Mohammad is only happy he didn't end up in American hands. Once a prisoner reaches a U.S.-run detention center, there's little hope of a getaway. One rare exception was the escape of Al Qaeda's No. 3 man, the Libyan known as Abu Yahya al-Libi, who broke out of the high-security U.S. lockup at Baghram air base with three other Qaeda prisoners in 2005. No Americans appear to have been involved in the plot, but U.S. government investigators think corrupt Afghan guards may have assisted in the jailbreak. Several former detainees told NEWSWEEK that Afghan police and NDS officers had threatened to turn them over to U.S. forces, largely as a way of extracting bigger bribes and speeding up the payments. Capture by the Afghan National Army is feared for similar reasons; the ANA works closely with U.S. forces and is carefully monitored by them, making bribery difficult.

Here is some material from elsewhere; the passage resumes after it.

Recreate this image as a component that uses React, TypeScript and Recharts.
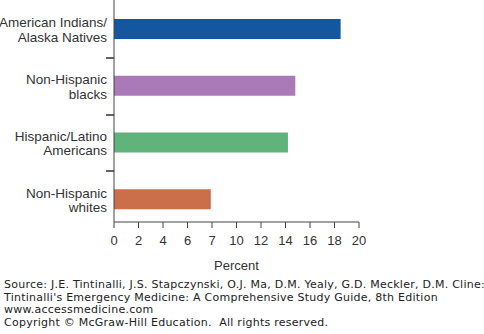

Former detainees who talked to NEWSWEEK for this story were reluctant at first to discuss their experiences. They worried that exposing the extent of the corruption might draw the authorities' attention, making it tougher for other captured insurgents to bribe their way to freedom. That risk doesn't seem to bother some alumni of the revolving-door jails. An example is Taliban commander Mullah Sorkh Naqaibullah—also known as the Red Mullah—who recently gloated to the BBC that he had just bought his way out of an NDS jail in Kabul. The price, he said, was $15,000. He said it was the third time since 2004 that crooked law enforcers had set him free in exchange for cash. Now he's back home in Helmand province, once again leading a band of insurgents. The Taliban owe an incalculable debt to crooked cops. They would never have gained power the first time without the public's overwhelming disgust at the pre-Taliban regime's rampant corruption and abuses of power. The insurgents' greatest wish is that it might happen again.